The contract amounts verbally offered by you were 20,000 cwts. Of Snowden and 15,000 of Mononas under the pre-condition that Olde York pay to RJM Farms the disputed sum of $96,800.25 prior to the execution of any written contracts. Therefore, in effect, no amount of potatoes is being offered in good faith.
On September 1, 2000, the Potato Board made a determination that the appellant owed the money to RJM. The appellant promptly paid the money to RJM, without any protest, and a new contract was entered into. It is agreed that the amount of money paid, $86,278.55, was the correct amount.
When deliveries were made by RJM in the following year, the appellant simply held back $86,278.55 from the moneys due to RJM. The appellant never gave RJM any notice that the appellant proposed to do this. The appellant simply refused to pay for the goods that had been delivered to the appellant.

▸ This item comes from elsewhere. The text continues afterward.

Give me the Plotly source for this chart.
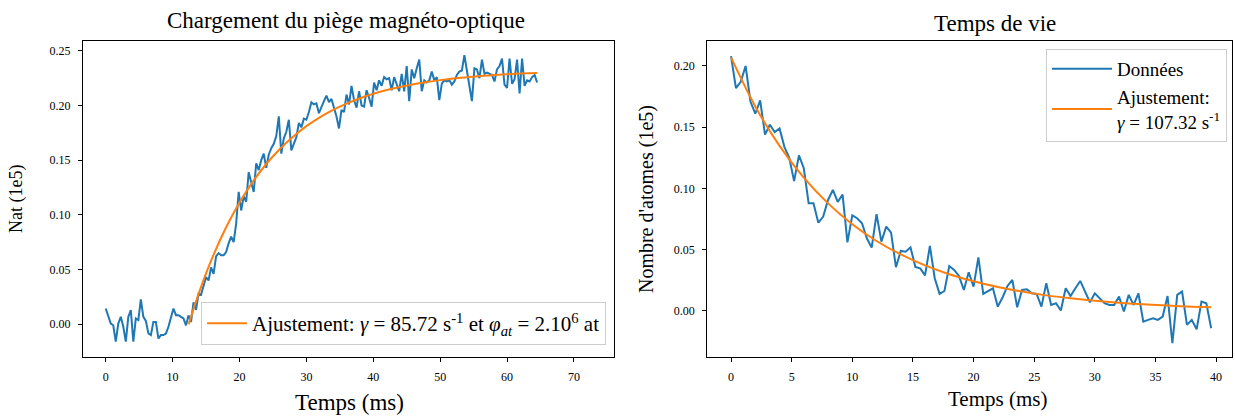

The appellant’s refusal to pay led to a licensing hearing, and the Ontario Farm Product Marketing Commission’s decision of October 3, 2001 went against the appellant, requiring the appellant to pay the $86,278.55 to RJM again as a condition of continuing the appellant’s licence. The appellant has once again paid the moneys to RJM and filed a notice of appeal against the September 1, 2000 decision of the Potato Board.
The panel was advised that there are no current contracts between the appellant and RJM.
While the appellant is beyond the target one year period established by s. 16(4) of the Act, the delay is very short. All of the points raised on behalf of the appellant are telling points, and would normally lead to the Tribunal’s discretion being exercised in favour of the appellant. However, this panel is deciding against the appellant.
The Tribunal finds that the regulated marketing system in the potato industry is structured in a manner to allow participants in the industry to work out their problems within the system.
In this case the appellant basically ignored the system set up and resorted to self-help. The whole purpose of the system is to regulate how matters are resolved between producers and processors and to avoid self-help. There can also be an economic disparity between some of the producers and processors and the system places the parties on a fair footing regarding each other.
There is a public interest in having matters resolved within the framework of the system set up, and to have the resolution expeditiously. There is no evidence whatsoever of the appellant wanting to have the matters resolved within the system (as opposed to the appellant’s self help) until the appellant discovered that his self help was not going to succeed. This took the appellant beyond the one year target period.
While for the parties the immediate cost of a hearing by this Tribunal may be lower than civil litigation; there is additional cost in that the public bodies appearing before the Tribunal are funded by processors, producers and taxpayers. This panel sees no good reason in this case to put those parties to the expense of a full scale Tribunal hearing.
It should also be noted that if this panel had been inclined to allow the appeal to go forward, it would have added RJM as a party to the proceedings.
Decision and Reasons
After due consideration to the evidence presented and submissions made, the Tribunal has decided that the appeal should not be heard but should be dismissed.
The reasons for this decision are:
The appeal relates to an order of which the appellant has had knowledge for more than one year before the notice of appeal was filed.
The Tribunal is not inclined to use its discretion to allow the appeal to proceed because of the conduct of the appellant.